When it's someone else's and its ringing in a lecture theatre, movie, restaurant its an unwelcome intruder.
Even when its my own and it does this at such times, its still an unwanted intruder. I now owe a packet of biscuits to the group I run for Youthline since the little beasty made its presence known tonight.
When contacted with demands of do this, do that, where are you... it's more like a leash than an object that extends my powers.

In an article by Chris Bigum, (1998). Schools in search of educational problems: Speaking for computers in schools. Educational policy, 12(5), 586-601.
Chris talks of how the computer within schools is experienced as being a very different animal by different people. I would argue that the same can be said of cell phones.
Hijazi-Omari, H., & Ribak, R. (2007) in 'Playing with fire: On the domestication of the mobile phone among Palestinian teenage girls in Israel' also talk of how the cellphone can be an emancipatory object or a leash. Their description focuses on the love interest experience of young women and girls. The cell phone assumes symbolic representation as a ring might have in another culture.
But with added risk and benefits. The title 'Playing with fire' isnt elaborated on, but one sumizes that the risk of having the cellphone found by brothers, fathers, others may be extreme. There is also the tethering of having the sim card read to ensure that the purpose of the gift was not extended. This included one example where the 'girl' was not informed of the number of 'her' cell phone so as to maintain an inscribed use.
The emancipatory quality appeared subsumed by the high level risk involved. But many of the issues are the same ones talked of by Carolyn Marvin (1988), in her book titled "When old technologies were new: Thinking about electric communication in the late nineteenth century."
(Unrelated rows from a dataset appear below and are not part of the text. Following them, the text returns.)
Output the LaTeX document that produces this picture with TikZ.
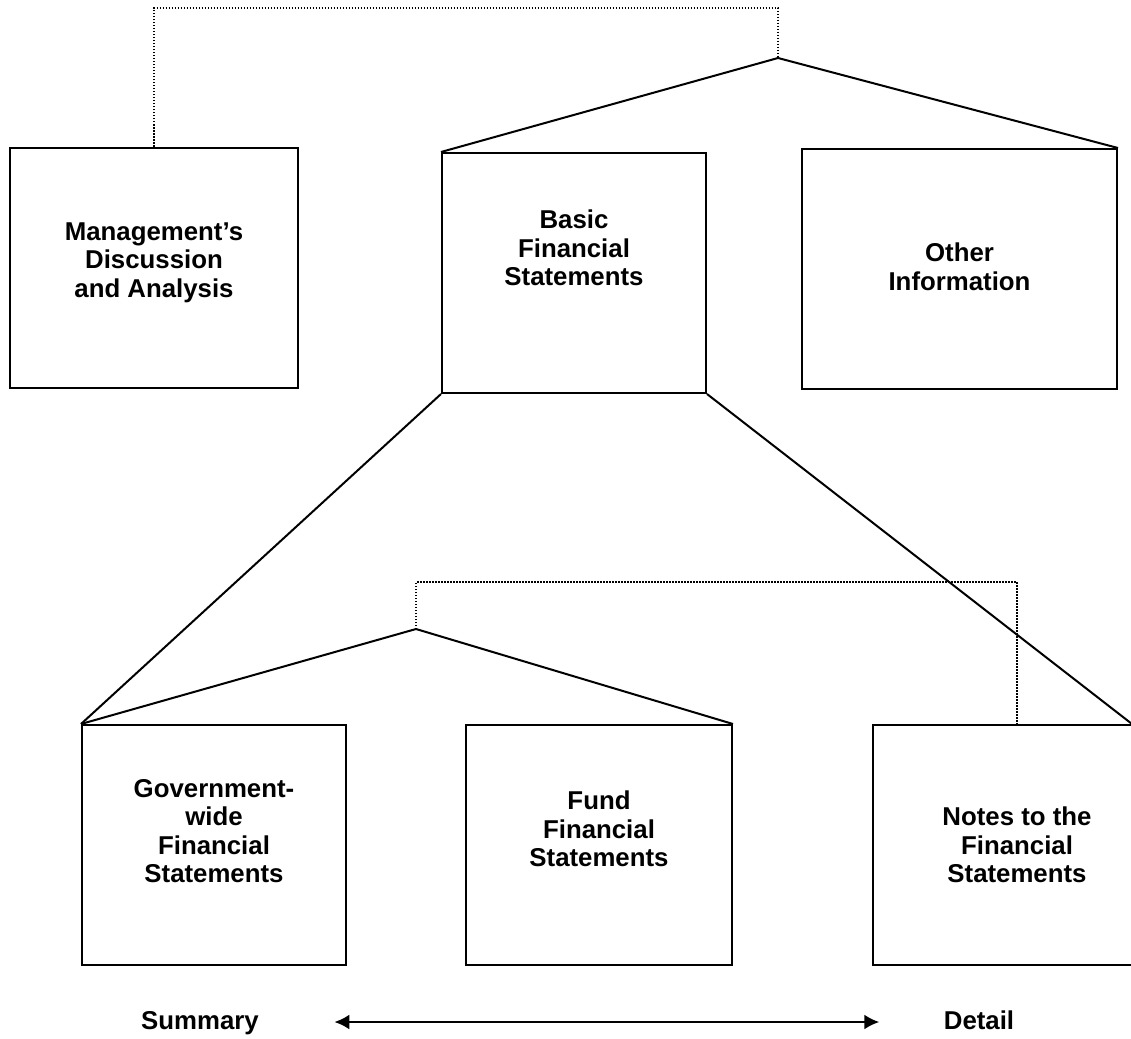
\documentclass[tikz,border=0pt]{standalone}
\usepackage{fontspec}
\setmainfont{Liberation Sans}
\usetikzlibrary{arrows.meta}

\begin{document}
\begin{tikzpicture}[x=1pt, y=-1pt,
    fsbox/.style={draw, line width=2pt, inner sep=0pt, minimum height=240pt},
    fstext/.style={font=\bfseries\fontsize{25.8}{28.5}\selectfont, align=center},
    endlabel/.style={fstext, text height=19pt, text depth=5pt},
    dotline/.style={line width=1.5pt, dash pattern=on 1.5pt off 1.5pt},
    solidline/.style={line width=2pt},
    twoway/.style={line width=2.5pt, {Latex[length=15pt,width=15pt]}-{Latex[length=15pt,width=15pt]}}]
    	\useasboundingbox (0,0) rectangle (1131,1038);

    	% top row
    	\node[fsbox, minimum width=288pt] (mda) at (154,267.5) {};
    	\node[fsbox, minimum width=264pt] (basic) at (574,273) {};
    	\node[fsbox, minimum width=315pt] (other) at (959.5,269) {};
    	\node[fstext] (mdaT) at ([yshift=5]mda.center) {Management's\\Discussion\\and Analysis};
    	\node[fstext] (basicT) at ([yshift=25]basic.center) {Basic\\Financial\\Statements};
    	\node[fstext] (otherT) at ([yshift=2]other.center) {Other\\Information};

    	% bottom row
    	\node[fsbox, minimum width=264pt] (gov) at (214,845) {};
    	\node[fsbox, minimum width=266pt] (fund) at (599,845) {};
    	\node[fsbox, minimum width=288pt] (notes) at (1017,845) {};
    	\node[fstext] (govT) at ([yshift=14]gov.center) {Government-\\wide\\Financial\\Statements};
    	\node[fstext] (fundT) at ([yshift=16]fund.center) {Fund\\Financial\\Statements};
    	\node[fstext] (notesT) at (notes.center) {Notes to the\\Financial\\Statements};

    	% top apex
    	\coordinate (top) at (778,58);
    	\coordinate (topbend) at (778,8);
    	\draw[solidline] (basic.north west) -- (top) -- (other.north east);
    	\draw[dotline] (mda.north) |- (topbend) -- (top);

    	% basic to bottom row
    	\draw[solidline] (basic.south west) -- (gov.north west);
    	\draw[solidline] (basic.south east) -- ([xshift=115]notes.north);

    	% bottom apex
    	\coordinate (low) at (416,629);
    	\coordinate (lowbend) at (416,582);
    	\draw[solidline] (gov.north west) -- (low) -- (fund.north east);
    	\draw[dotline] (low) -- (lowbend) -| (notes.north);

    	% summary to detail
    	\node[endlabel] (summary) at (200,1022) {Summary};
    	\node[endlabel] (detail) at (979,1022) {Detail};
    	\draw[twoway] ([xshift=72]summary.east) -- ([xshift=-61]detail.west);
\end{tikzpicture}
\end{document}
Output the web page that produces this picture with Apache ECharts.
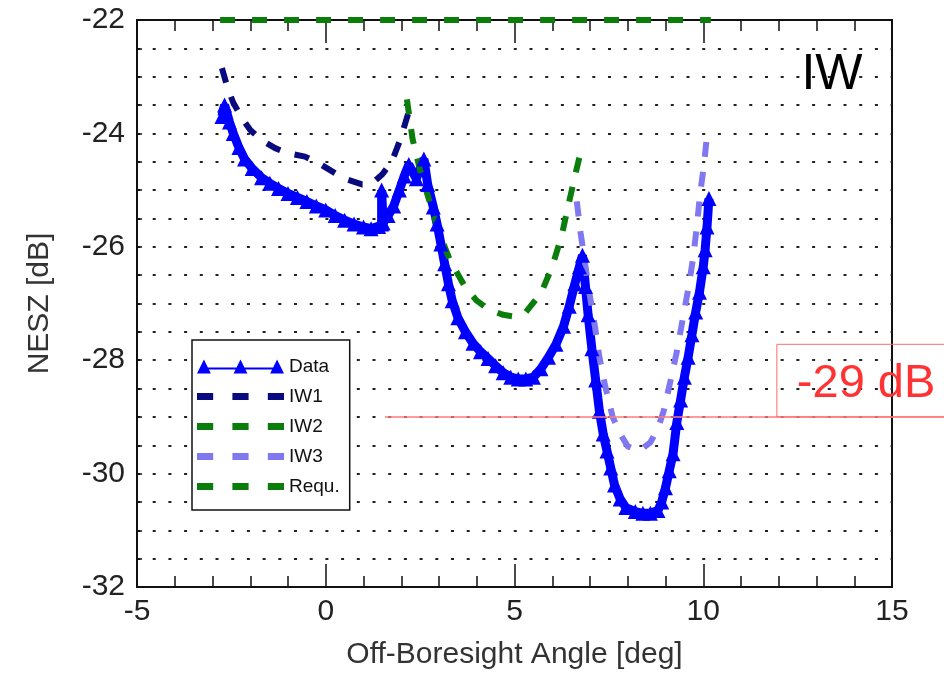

New Zealand Broadcasting Authority release research on the 6th May indicating 42% of children 6-13 years use a cell phone.
I suspect they also use landlines but thats not news worthy.

Saturday, May 03, 2008

PhD distractions.

This is my mum, she doesnt live by herself, she has an 11" toy poodle.
She knows the current PM (it has been the same one for 9 years) and so is deemed capable of making rational choices.
Mum was admitted yesterday after having had two falls this week. On each occasion she spent a night on the floor. With the second fall (yesterday) she sustained a fracture to her radius, left wrist. This is now in a plaster cast. Today their intent was to discharge her home alone, despite knowing she can only get around with difficulty and using a walker.
Seems I was the only person who thought this was irrational.
My mum, a Dr and two nurses couldnt see the problem.
A request to have my view that this was irrational be documented in her notes was resisted by the RN, so I suggested that under the Privacy Act and with my mothers permission I could see the notes and write in it myself. We were then seen by the Duty manager.
A smart person this RN: one look and she could see that a plaster cast and a walker and an elderly woman already identified as prone to falls home alone was not a good idea.
Might have something to do with a junior doctors strike due next week in conjunction with nurse's having totally given away their 'voice'. If i had thought she just needed doctoring we would have gone to a private a&e clinic. It was because I knew she needed nursing care that we went to a hospital.